Target Specific De Novo Design of Drug Candidate Molecules with Graph Transformer-based Generative Adversarial Networks
- URL: http://arxiv.org/abs/2302.07868v6
- Date: Fri, 26 Jul 2024 11:59:06 GMT
- Title: Target Specific De Novo Design of Drug Candidate Molecules with Graph Transformer-based Generative Adversarial Networks
- Authors: Atabey Ünlü, Elif Çevrim, Ahmet Sarıgün, Melih Gökay Yiğit, Hayriye Çelikbilek, Osman Bayram, Heval Ataş Güvenilir, Altay Koyaş, Deniz Cansen Kahraman, Abdurrahman Olğaç, Ahmet Rifaioğlu, Erden Banoğlu, Tunca Doğan,
- Abstract summary: We propose an end-to-end generative system, DrugGEN, for the de novo design of drug candidate molecules.
The system is trained using a large dataset of drug-like compounds and target-specific bioactive molecules.

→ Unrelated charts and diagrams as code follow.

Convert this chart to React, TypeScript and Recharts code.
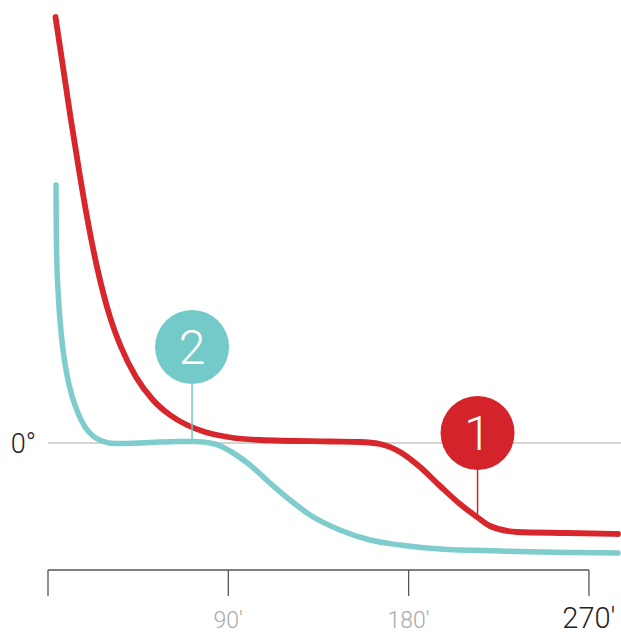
import { LineChart, Line, XAxis, YAxis, ReferenceLine, ReferenceDot, Label } from 'recharts'

// minutes after start, temperature relative to 0°
const redMinutes = [3.74, 7.49, 11.23, 15.22, 19.47, 24.46, 30.95, 36.44, 43.92, 52.41, 60.89, 69.38, 78.36, 89.84, 105.8, 140.75, 155.7, 165.7, 175.7, 185.7, 195.7, 205.6, 214.1, 220.6, 234.1, 259.0, 284.5]
const redTemps = [42.6, 37.6, 32.6, 27.6, 22.6, 17.6, 12.6, 9.6, 6.6, 4.3, 2.8, 1.8, 1.1, 0.6, 0.3, 0.15, 0.1, -0.1, -0.9, -2.4, -4.3, -6.1, -7.4, -8.3, -8.9, -9.0, -9.1]

const tealMinutes = [3.99, 4.14, 4.39, 4.99, 5.99, 7.49, 9.48, 11.98, 14.97, 18.47, 22.46, 26.95, 33.44, 50.9, 65.9, 73.4, 83.4, 90.8, 100.8, 110.8, 120.8, 130.8, 145.7, 160.7, 175.7, 195.7, 225.6, 284.5]
const tealTemps = [25.8, 21.3, 18.3, 15.3, 12.3, 9.3, 6.8, 4.7, 3.0, 1.6, 0.7, 0.2, -0.05, 0.05, 0.15, 0.15, -0.1, -0.8, -2.2, -4.0, -5.7, -7.2, -8.7, -9.7, -10.2, -10.6, -10.8, -11.0]

const xTicks = [0, 90, 180, 270]

// numbered callouts: bubble centre and where the pin touches the curve
const callouts = [
  { id: '1', minute: 214.4, temp: 1.0, pinFrom: -2.6, pinTo: -7.5, color: '#d4232b' },
  { id: '2', minute: 71.9, temp: 9.6, pinFrom: 6.0, pinTo: 0.2, color: '#74c9c9' },
]

const RED = '#d7262c'
const TEAL = '#7ecccc'
const FONT = 'Roboto, sans-serif'

const redData = redMinutes.map((m, i) => ({ m, v: redTemps[i] }))
const tealData = tealMinutes.map((m, i) => ({ m, v: tealTemps[i] }))

function MinuteTick({ x, payload }: any) {
  const v = payload.value
  if (v === 0) return null
  const last = v === 270
  return (
    <text
      x={x}
      y={last ? 628 : 628}
      textAnchor="middle"
      fontFamily={FONT}
      fontWeight={300}
      fontSize={last ? 29 : 23}
      fill={last ? '#222' : '#aaa'}
    >
      {v}′
    </text>
  )
}

export default function App() {
  return (
    <div style={{ position: 'absolute', left: 0, top: 0, width: 621, height: 632, background: '#fff' }}>
      <LineChart width={621} height={632} margin={{ top: 0, right: 0, bottom: 0, left: 48 }}>
        <XAxis
          type="number"
          dataKey="m"
          domain={[0, 286]}
          ticks={xTicks}
          axisLine={false}
          tickSize={26}
          tickLine={{ stroke: '#555', strokeWidth: 1.3 }}
          tick={<MinuteTick />}
          height={62}
        />
        <YAxis type="number" dataKey="v" domain={[-12.7, 44.3]} hide />
        <ReferenceLine
          segment={[{ x: 0, y: -12.7 }, { x: 270, y: -12.7 }]}
          stroke="#555"
          strokeWidth={1.3}
          ifOverflow="visible"
        />
        <ReferenceLine y={0} stroke="#aaa" strokeWidth={1}>
          <Label
            value="0°"
            position="left"
            offset={12}
            fontFamily={FONT}
            fontWeight={300}
            fontSize={27}
            fill="#222"
          />
        </ReferenceLine>
        <Line
          data={tealData}
          dataKey="v"
          type="monotone"
          stroke={TEAL}
          strokeWidth={5.5}
          dot={false}
          strokeLinecap="round"
          isAnimationActive={false}
        />
        <Line
          data={redData}
          dataKey="v"
          type="monotone"
          stroke={RED}
          strokeWidth={5.8}
          dot={false}
          strokeLinecap="round"
          isAnimationActive={false}
        />
        {callouts.map(c => (
          <ReferenceLine
            key={'pin' + c.id}
            segment={[{ x: c.minute, y: c.pinFrom }, { x: c.minute, y: c.pinTo }]}
            stroke={c.color}
            strokeWidth={1.5}
          />
        ))}
        {callouts.map(c => (
          <ReferenceDot key={'dot' + c.id} x={c.minute} y={c.temp} r={37} fill={c.color} stroke="none">
            <Label
              value={c.id}
              position="center"
              fill="#fff"
              fontFamily={FONT}
              fontWeight={300}
              fontSize={48}
            />
          </ReferenceDot>
        ))}
      </LineChart>
    </div>
  )
}
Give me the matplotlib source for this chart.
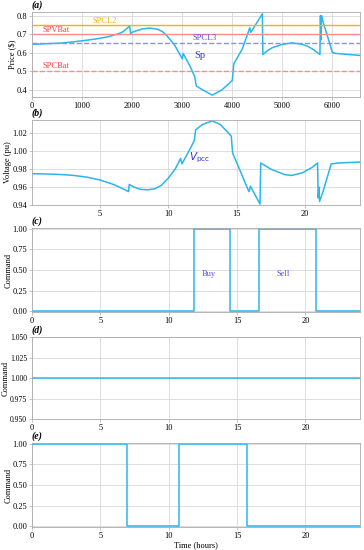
import matplotlib
matplotlib.use("Agg")
import matplotlib.pyplot as plt
import numpy as np

plt.rcParams['font.family'] = ['Liberation Serif', 'DejaVu Serif']
plt.rcParams['font.size'] = 6

# ---- data ----
sp_x = [0, 600, 1000, 1300, 1500, 1700, 1800, 1950, 1970, 2000, 2100, 2200, 2350, 2500, 2600,
        2700, 2850, 3000, 3020, 3150, 3250, 3280, 3400, 3600, 3800, 4000, 4030, 4200, 4350,
        4370, 4600, 4610, 4700, 4800, 5000, 5200, 5400, 5500, 5600, 5750, 5760, 5770, 5780,
        5800, 5820, 6000, 6100, 6550]
sp_y = [0.645, 0.652, 0.664, 0.675, 0.685, 0.70, 0.71, 0.743, 0.704, 0.71, 0.72, 0.728, 0.733,
        0.727, 0.715, 0.69, 0.64, 0.567, 0.595, 0.53, 0.47, 0.42, 0.40, 0.37, 0.40, 0.45,
        0.54, 0.62, 0.735, 0.71, 0.81, 0.59, 0.61, 0.627, 0.645, 0.653, 0.645, 0.635, 0.62,
        0.59, 0.80, 0.67, 0.80, 0.78, 0.76, 0.60, 0.595, 0.585]
ref_names = ['SPCL2', 'SPVBat', 'SPCL3', 'SPCBat']
ref_vals = [0.75, 0.70, 0.65, 0.50]

v_t = [0, 1, 2, 3, 4, 5, 6, 6.5, 7.1, 7.15, 7.5, 8, 8.5, 9, 9.5, 10, 10.5, 10.9, 11.0, 11.5,
       11.9, 12.0, 12.5, 13.2, 13.8, 14.3, 14.6, 14.7, 15.2, 15.8, 15.9, 16.0, 16.7, 16.75,
       17.5, 18.5, 19.0, 19.8, 20.5, 20.9, 20.95, 21.0, 21.05, 21.3, 21.9, 22.5, 24]
v_pcc = [0.975, 0.9747, 0.9742, 0.9732, 0.9713, 0.968, 0.963, 0.9595, 0.955, 0.963, 0.960,
         0.9575, 0.957, 0.958, 0.962, 0.970, 0.980, 0.992, 0.986, 1.000, 1.012, 1.024, 1.030,
         1.034, 1.030, 1.022, 1.017, 0.998, 0.980, 0.958, 0.955, 0.961, 0.941, 0.987, 0.980,
         0.974, 0.973, 0.976, 0.982, 0.987, 0.948, 0.960, 0.944, 0.955, 0.986, 0.987, 0.988]

c_t = [0, 11.83, 14.5, 16.6, 20.75, 24]
c_v = [0, 1, 0, 1, 0, 0]
d_t = [0, 24]
d_v = [1, 1]
e_t = [0, 6.95, 10.78, 15.73, 24]
e_v = [1, 0, 1, 0, 0]

blue = '#29b6f0'
fig = plt.figure(figsize=(3.64, 5.5), dpi=100)
W, H = 364, 550
L, R = 32, 360
def ax_at(top, bottom):
    return fig.add_axes([L / W, 1 - bottom / H, (R - L) / W, (bottom - top) / H])

axes = [ax_at(12, 97), ax_at(120, 205), ax_at(228, 312), ax_at(337, 419), ax_at(443, 527)]
labels = ['(a)', '(b)', '(c)', '(d)', '(e)']
ylab_px = [16, 12, 13, 10, 13]
for ax, lab in zip(axes, labels):
    ax.grid(True, color='#d8d8d8', lw=0.6)
    ax.set_axisbelow(True)
    for s in ax.spines.values():
        s.set_color('#aaaaaa')
        s.set_linewidth(0.6)
    ax.tick_params(length=2, width=0.5, color='#aaaaaa', pad=1.5, labelsize=6)
    ax.text(0.0, 1.02, lab, transform=ax.transAxes, fontweight='bold', fontstyle='italic',
            fontsize=7, ha='left', va='bottom')

# (a)
ax = axes[0]
ax.plot(sp_x, sp_y, color=blue, lw=1.1)
ref_colors = ['#ffb000', '#ff8a8a', '#8c8cff', '#ff8a8a']
ref_styles = ['-', '-', '--', '--']
txt_colors = ['#f5b000', '#ff4040', '#5050ff', '#ff4040']
txt_pos = [(1200, 0.752), (200, 0.702), (3200, 0.655), (200, 0.505)]
for v, c, ls, n, tc, (tx, ty) in zip(ref_vals, ref_colors, ref_styles, ref_names, txt_colors, txt_pos):
    ax.axhline(v, color=c, ls=ls, lw=1.0)
    ax.text(tx, ty, n, color=tc, fontsize=6, ha='left', va='bottom')
ax.text(3250, 0.56, 'Sp', color='#3030e0', fontsize=7.5, ha='left', va='bottom')
ax.set_xlim(0, 6550)
ax.set_ylim(0.36, 0.82)
ax.set_yticks([0.4, 0.5, 0.6, 0.7, 0.8])
ax.set_xticks(range(0, 7000, 1000))
ax.set_ylabel('Price ($)')

# (b)
ax = axes[1]
ax.plot(v_t, v_pcc, color=blue, lw=1.1)
ax.text(11.55, 0.985, r'$V_{\mathrm{pcc}}$', color='#3030e0', fontsize=7.5, ha='left', va='bottom')
ax.set_xlim(0.05, 24)
ax.set_ylim(0.94, 1.035)
ax.set_yticks([0.94, 0.96, 0.98, 1.00, 1.02])
ax.set_yticklabels(['0.94', '0.96', '0.98', '1.00', '1.02'])
ax.set_xticks([5, 10, 15, 20])
ax.set_ylabel('Voltage (pu)')

# (c)
ax = axes[2]
ax.plot(c_t, c_v, color=blue, lw=1.1, drawstyle='steps-post')
ax.text(12.9, 0.45, 'Buy', color='#5050ff', fontsize=6, ha='center', va='center')
ax.text(18.4, 0.45, 'Sell', color='#5050ff', fontsize=6, ha='center', va='center')
ax.set_xlim(0, 24)
ax.set_ylim(-0.01, 1.01)
ax.set_yticks([0, 0.25, 0.5, 0.75, 1.0])
ax.set_yticklabels(['0.00', '0.25', '0.50', '0.75', '1.00'])
ax.set_xticks([0, 5, 10, 15, 20])
ax.set_ylabel('Command')

# (d)
ax = axes[3]
ax.plot(d_t, d_v, color=blue, lw=1.1)
ax.set_xlim(0, 24)
ax.set_ylim(0.95, 1.05)
ax.set_yticks([0.95, 0.975, 1.0, 1.025, 1.05])
ax.set_yticklabels(['0.950', '0.975', '1.000', '1.025', '1.050'], fontsize=5.5)
ax.set_xticks([0, 5, 10, 15, 20])
ax.set_ylabel('Command')

# (e)
ax = axes[4]
ax.plot(e_t, e_v, color=blue, lw=1.1, drawstyle='steps-post')
ax.set_xlim(0, 24)
ax.set_ylim(-0.01, 1.01)
ax.set_yticks([0, 0.25, 0.5, 0.75, 1.0])
ax.set_yticklabels(['0.00', '0.25', '0.50', '0.75', '1.00'])
ax.set_xticks([0, 5, 10, 15, 20])
ax.set_ylabel('Command')
ax.set_xlabel('Time (hours)', labelpad=1)

for ax, px in zip(axes, ylab_px):
    ax.yaxis.set_label_coords((px - L) / (R - L), 0.5)

fig.savefig('out.png', dpi=100)
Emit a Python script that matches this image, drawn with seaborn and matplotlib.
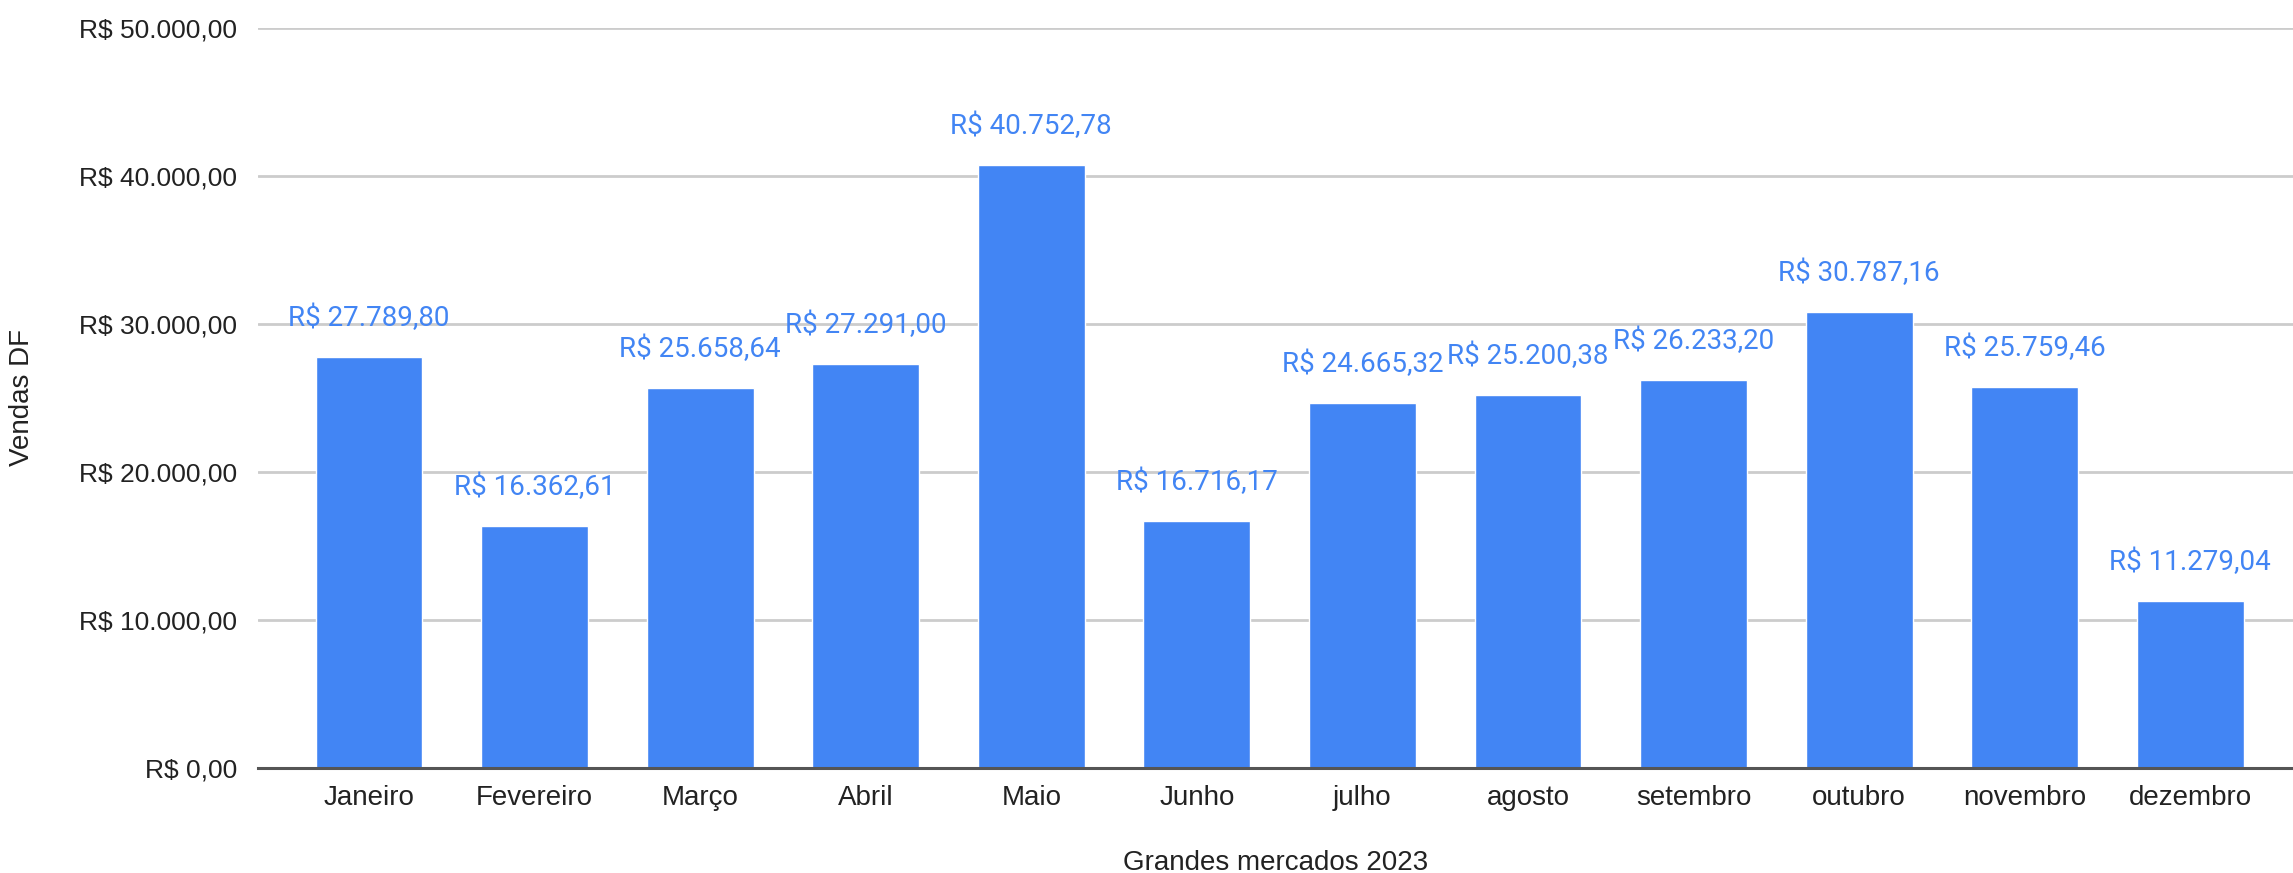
import matplotlib
matplotlib.use("Agg")
import matplotlib.pyplot as plt
import seaborn as sns
import pandas as pd

months = ["Janeiro", "Fevereiro", "Março", "Abril", "Maio", "Junho", "julho",
          "agosto", "setembro", "outubro", "novembro", "dezembro"]
sales = [27789.80, 16362.61, 25658.64, 27291.00, 40752.78, 16716.17, 24665.32,
         25200.38, 26233.20, 30787.16, 25759.46, 11279.04]
y_ticks = [0, 10000, 20000, 30000, 40000, 50000]


def brl(v):
    s = f"{v:,.2f}"
    s = s.replace(",", "X").replace(".", ",").replace("X", ".")
    return "R$ " + s


sns.set_theme(style="white")
plt.rcParams['font.family'] = ['Liberation Sans', 'DejaVu Sans']

df = pd.DataFrame({"month": months, "sales": sales})

fig = plt.figure(figsize=(22.93, 8.73), dpi=100)
ax = fig.add_axes([258 / 2293, 1 - 768 / 873, 1 - 258 / 2293, (768 - 28) / 873])

sns.barplot(data=df, x="month", y="sales", color="#4285F4", saturation=1,
            width=0.645, ax=ax, zorder=3)

ax.set_ylim(0, 50000)
ax.set_xlim(-0.67, 11.62)
ax.set_yticks(y_ticks)
ax.set_yticklabels([brl(v) for v in y_ticks], fontsize=19, color="#222222")
ax.tick_params(axis="y", length=0, pad=15)
ax.tick_params(axis="x", length=0, pad=12, labelsize=20, labelcolor="#222222")

ax.grid(axis="y", color="#cccccc", linewidth=2, zorder=0)
ax.grid(axis="x", visible=False)
for s in ["top", "right", "left"]:
    ax.spines[s].set_visible(False)
ax.spines["bottom"].set_color("#555555")
ax.spines["bottom"].set_linewidth(2.2)
ax.spines["bottom"].set_zorder(4)

for i, v in enumerate(sales):
    ax.annotate(brl(v), (i, v), xytext=(0, 18), textcoords="offset points",
                ha="center", va="bottom", fontsize=20, color="#4285F4",
                family=["Roboto", "DejaVu Sans"], zorder=5)

ax.set_xlabel("Grandes mercados 2023", fontsize=20, color="#222222", labelpad=28)
ax.set_ylabel("")
fig.text(22 / 2293, 1 - 398 / 873, "Vendas DF", rotation=90, ha="center",
         va="center", fontsize=20, color="#222222")

fig.savefig("out.png", dpi=100, facecolor="white")
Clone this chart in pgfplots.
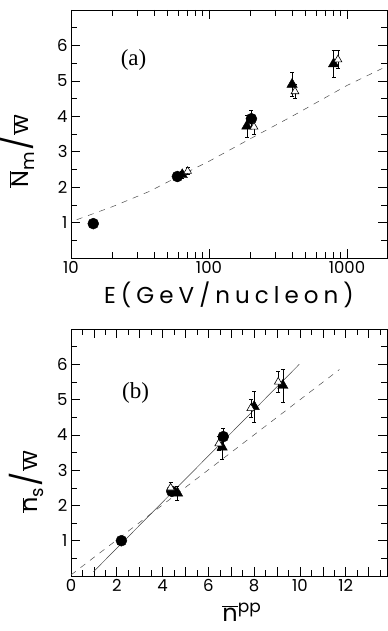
\documentclass[border=0pt]{standalone}
\usepackage{fontspec}
\setmainfont{Liberation Serif}
\newfontfamily\labfont{Poppins}
\newfontfamily\bigfont[LetterSpace=22]{Poppins}
\usepackage{pgfplots}
\pgfplotsset{compat=1.18}
\pgfplotsset{
  panel/.style={
    scale only axis, width=316bp,
    tick align=inside,
    xtick pos=both, ytick pos=both,
    ticklabel style={font=\labfont\fontsize{16.5bp}{16.5bp}\selectfont},
    /pgf/number format/assume math mode=true,
    major tick length=9bp, minor tick length=6bp,
    axis line style={line width=0.8bp},
    every tick/.style={black, line width=0.6bp},
    every minor tick/.style={black, line width=0.5bp},
    ymin=0, ymax=7,
    ytick={0,...,7}, yticklabels={,1,2,3,4,5,6,},
    minor ytick={0.5,1.5,...,6.5},
    clip=false,
  },
  fc/.style={only marks, mark=*, mark size=5.5bp, black,
    error bars/.cd, y dir=both, y explicit,
    error bar style={line width=0.5bp},
    error mark options={rotate=90, mark size=2bp, line width=0.5bp}},
  ft/.style={only marks, mark=triangle*, mark size=6bp, black,
    error bars/.cd, y dir=both, y explicit,
    error bar style={line width=0.5bp},
    error mark options={rotate=90, mark size=2bp, line width=0.5bp}},
  ot/.style={only marks, mark=triangle*, mark size=4.5bp, black,
    mark options={fill=white, line width=0.6bp},
    error bars/.cd, y dir=both, y explicit,
    error bar style={line width=0.5bp},
    error mark options={rotate=90, mark size=2bp, line width=0.5bp}},
}
\begin{document}
\begin{tikzpicture}
\path[use as bounding box] (0,0) rectangle (388bp,631bp);
% ---------------- panel (a)
\begin{axis}[panel,
  at={(71bp,373bp)}, anchor=south west, height=248bp,
  xmode=log, xmin=10, xmax=1950,
  xtick={10,100,1000}, xticklabels={10,100,1000},
  minor xtick={20,30,40,50,60,70,80,90,200,300,400,500,600,700,800,900},
  xlabel={\bigfont\fontsize{23bp}{23bp}\selectfont E(GeV/nucleon)},
  xlabel style={at={(axis description cs:0.5,-0.15)}, anchor=center},
  ylabel={\labfont\fontsize{24bp}{24bp}\selectfont $\overline{\mbox{N}}$\raisebox{-6bp}{\fontsize{18bp}{18bp}\selectfont m}\kern2bp{\fontsize{30bp}{30bp}\selectfont /}\kern1bp$\overline{\mbox{w}}$},
  ylabel style={at={(axis description cs:-0.17,0.43)}, anchor=center},
]
\addplot[black!70, line width=0.5bp, dash pattern=on 6bp off 6bp] coordinates {
  (11,1.08) (20,1.45) (37,1.88) (60,2.3) (100,2.73) (200,3.37) (400,4.0) (1000,4.87) (1800,5.35)};
\addplot[fc] table[y error=e] {
x y e
14.5 0.97 0
59 2.30 0
203 3.93 0.25
};
\addplot[ft] table[y error=e] {
x y e
64 2.35 0.1
188 3.72 0.3
400 4.90 0.33
800 5.48 0.37
};
\addplot[ot] table[y error=e] {
x y e
70 2.45 0.1
212 3.70 0.2
420 4.70 0.2
860 5.60 0.25
};
\node[font=\fontsize{23bp}{23bp}\selectfont] at (axis cs:28.4,5.6) {(a)};
\end{axis}
% ---------------- panel (b)
\begin{axis}[panel,
  at={(71bp,55bp)}, anchor=south west, height=247bp,
  xmin=0, xmax=13.8,
  xtick={0,1,...,13}, xticklabels={0,,2,,4,,6,,8,,10,,12,},
  minor xtick={0.5,1.5,...,13.5},
  xlabel={\labfont\fontsize{24bp}{24bp}\selectfont $\overline{\mbox{n}}$\raisebox{9bp}{\fontsize{17bp}{17bp}\selectfont pp}},
  xlabel style={at={(axis description cs:0.54,-0.145)}, anchor=center},
  ylabel={\labfont\fontsize{24bp}{24bp}\selectfont $\overline{\mbox{n}}$\raisebox{-6bp}{\fontsize{18bp}{18bp}\selectfont s}\kern2bp{\fontsize{30bp}{30bp}\selectfont /}\kern1bp$\overline{\mbox{w}}$},
  ylabel style={at={(axis description cs:-0.14,0.38)}, anchor=center},
]
\addplot[black!75, line width=0.5bp] coordinates {(0.98,0.12) (9.97,6.0)};
\addplot[black!70, line width=0.5bp, dash pattern=on 6bp off 6bp] coordinates {(0,0.03) (11.72,5.85)};
\addplot[fc] table[y error=e] {
x y e
2.2 1.00 0
4.4 2.40 0
6.65 3.95 0.25
};
\addplot[ft] table[y error=e] {
x y e
4.65 2.35 0.2
6.6 3.65 0.35
8.0 4.80 0.45
9.25 5.40 0.47
};
\addplot[ot] table[y error=e] {
x y e
4.35 2.50 0.15
6.45 3.75 0.2
7.85 4.75 0.25
9.05 5.50 0.3
};
\node[font=\fontsize{23bp}{23bp}\selectfont] at (axis cs:2.82,5.18) {(b)};
\end{axis}
\end{tikzpicture}
\end{document}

Using the open-access DrugGEN, it is possible to easily train models for other druggable proteins.
- Score: 0.0
- License: http://creativecommons.org/licenses/by-nc-sa/4.0/
- Abstract: Discovering novel drug candidate molecules is one of the most fundamental and critical steps in drug development. Generative deep learning models, which create synthetic data given a probability distribution, offer a high potential for designing de novo molecules. However, for them to be useful in real-life drug development pipelines, these models should be able to design drug-like and target-centric molecules. In this study, we propose an end-to-end generative system, DrugGEN, for the de novo design of drug candidate molecules that interact with intended target proteins. The proposed method represents molecules as graphs and processes them via a generative adversarial network comprising graph transformer layers. The system is trained using a large dataset of drug-like compounds and target-specific bioactive molecules to design effective inhibitory molecules against the AKT1 protein, which is critically important in developing treatments for various types of cancer. We conducted molecular docking and dynamics to assess the target-centric generation performance of the model, as well as attention score visualisation to examine model interpretability. Results indicate that our de novo molecules have a high potential for interacting with the AKT1 protein at the level of its native ligands. Using the open-access DrugGEN codebase, it is possible to easily train models for other druggable proteins, given a dataset of experimentally known bioactive molecules.